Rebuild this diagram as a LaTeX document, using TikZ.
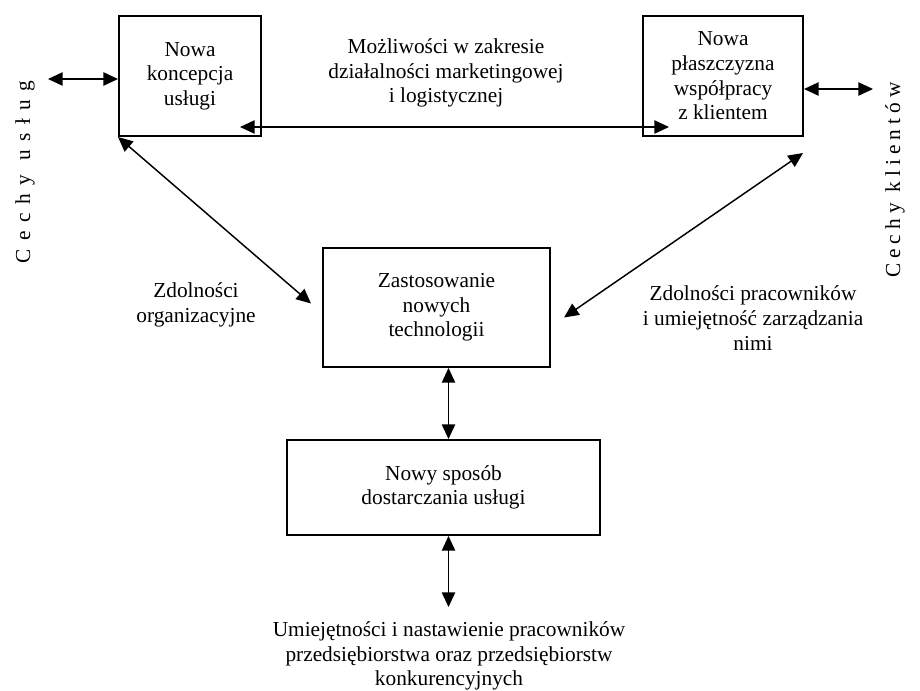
\documentclass[tikz,border=0pt]{standalone}
\usepackage{fontspec}
\setmainfont{Liberation Serif}
\newfontfamily\spacedfont[LetterSpace=40]{Liberation Serif}
\newfontfamily\narrowspaced[LetterSpace=24]{Liberation Serif}
\usetikzlibrary{arrows.meta}

\begin{document}
\begin{tikzpicture}[x=0.75pt,y=-0.75pt,>={Triangle[length=11pt,width=10pt]},
  every node/.style={font=\fontsize{16}{18.5}\selectfont,align=center},
  box/.style={draw,line width=1.5pt,inner sep=0pt},
  link/.style={<->,line width=1.1pt}]
  \useasboundingbox (0,0) rectangle (920,690);
  % boxes
  \node[box,minimum width=106.5pt,minimum height=90pt] (koncepcja) at (190,76) {Nowa\\koncepcja\\usługi};
  \node[box,minimum width=120pt,minimum height=90pt] (klient) at (723,76) {Nowa\\płaszczyzna\\współpracy\\z klientem};
  \node[box,minimum width=170.25pt,minimum height=89.25pt] (techn) at (436.5,307.5) {Zastosowanie\\nowych\\technologii};
  \node[box,minimum width=234.75pt,minimum height=71.25pt] (dostawa) at (443.5,487.5) {Nowy sposób\\dostarczania usługi};
  % labels
  \node (mozl) at (446,73) {Możliwości w zakresie\\działalności marketingowej\\i logistycznej};
  \node (zdorg) at (196,305) {Zdolności\\organizacyjne};
  \node (zdprac) at (753,318) {Zdolności pracowników\\i umiejętność zarządzania\\nimi};
  \node (umiej) at (449,656) {Umiejętności i nastawienie pracowników\\przedsiębiorstwa oraz przedsiębiorstw\\konkurencyjnych};
  \node[rotate=90,font=\spacedfont\fontsize{16}{18.5}\selectfont] (cusl) at (25,172) {Cechy usług};
  \node[rotate=90,font=\narrowspaced\fontsize{16}{18.5}\selectfont] (ckl) at (895,180) {Cechy klientów};
  % free ends
  \coordinate (lend) at (48,79);
  \coordinate (rend) at (873,89);
  \coordinate (dend) at (448.5,607);
  % arrows
  \draw[link] (lend) -- (koncepcja.west |- lend);
  \draw[link] (klient.east |- rend) -- (rend);
  \draw[link] ([shift={(-22,51)}]koncepcja.east) -- ([shift={(27,51)}]klient.west);
  \draw[link] (koncepcja.south west) -- ([shift={(-11,-4)}]techn.west);
  \draw[link] ([shift={(-1,16)}]klient.south east) -- ([shift={(13,10)}]techn.east);
  \draw[link] ([xshift=9pt]techn.south) -- ([xshift=3.75pt]dostawa.north);
  \draw[link] ([xshift=3.75pt]dostawa.south) -- (dend);
\end{tikzpicture}
\end{document}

> [Work to do]:
Reproduce every line precisely as given, omitting all pictures.

> [Exercise solution]:
Rebuild this diagram as a LaTeX document, using TikZ.
\documentclass[tikz,border=0pt]{standalone}
\usepackage{fontspec}
\setmainfont{Liberation Serif}
\newfontfamily\spacedfont[LetterSpace=40]{Liberation Serif}
\newfontfamily\narrowspaced[LetterSpace=24]{Liberation Serif}
\usetikzlibrary{arrows.meta}

\begin{document}
\begin{tikzpicture}[x=0.75pt,y=-0.75pt,>={Triangle[length=11pt,width=10pt]},
  every node/.style={font=\fontsize{16}{18.5}\selectfont,align=center},
  box/.style={draw,line width=1.5pt,inner sep=0pt},
  link/.style={<->,line width=1.1pt}]
  \useasboundingbox (0,0) rectangle (920,690);
  % boxes
  \node[box,minimum width=106.5pt,minimum height=90pt] (koncepcja) at (190,76) {Nowa\\koncepcja\\usługi};
  \node[box,minimum width=120pt,minimum height=90pt] (klient) at (723,76) {Nowa\\płaszczyzna\\współpracy\\z klientem};
  \node[box,minimum width=170.25pt,minimum height=89.25pt] (techn) at (436.5,307.5) {Zastosowanie\\nowych\\technologii};
  \node[box,minimum width=234.75pt,minimum height=71.25pt] (dostawa) at (443.5,487.5) {Nowy sposób\\dostarczania usługi};
  % labels
  \node (mozl) at (446,73) {Możliwości w zakresie\\działalności marketingowej\\i logistycznej};
  \node (zdorg) at (196,305) {Zdolności\\organizacyjne};
  \node (zdprac) at (753,318) {Zdolności pracowników\\i umiejętność zarządzania\\nimi};
  \node (umiej) at (449,656) {Umiejętności i nastawienie pracowników\\przedsiębiorstwa oraz przedsiębiorstw\\konkurencyjnych};
  \node[rotate=90,font=\spacedfont\fontsize{16}{18.5}\selectfont] (cusl) at (25,172) {Cechy usług};
  \node[rotate=90,font=\narrowspaced\fontsize{16}{18.5}\selectfont] (ckl) at (895,180) {Cechy klientów};
  % free ends
  \coordinate (lend) at (48,79);
  \coordinate (rend) at (873,89);
  \coordinate (dend) at (448.5,607);
  % arrows
  \draw[link] (lend) -- (koncepcja.west |- lend);
  \draw[link] (klient.east |- rend) -- (rend);
  \draw[link] ([shift={(-22,51)}]koncepcja.east) -- ([shift={(27,51)}]klient.west);
  \draw[link] (koncepcja.south west) -- ([shift={(-11,-4)}]techn.west);
  \draw[link] ([shift={(-1,16)}]klient.south east) -- ([shift={(13,10)}]techn.east);
  \draw[link] ([xshift=9pt]techn.south) -- ([xshift=3.75pt]dostawa.north);
  \draw[link] ([xshift=3.75pt]dostawa.south) -- (dend);
\end{tikzpicture}
\end{document}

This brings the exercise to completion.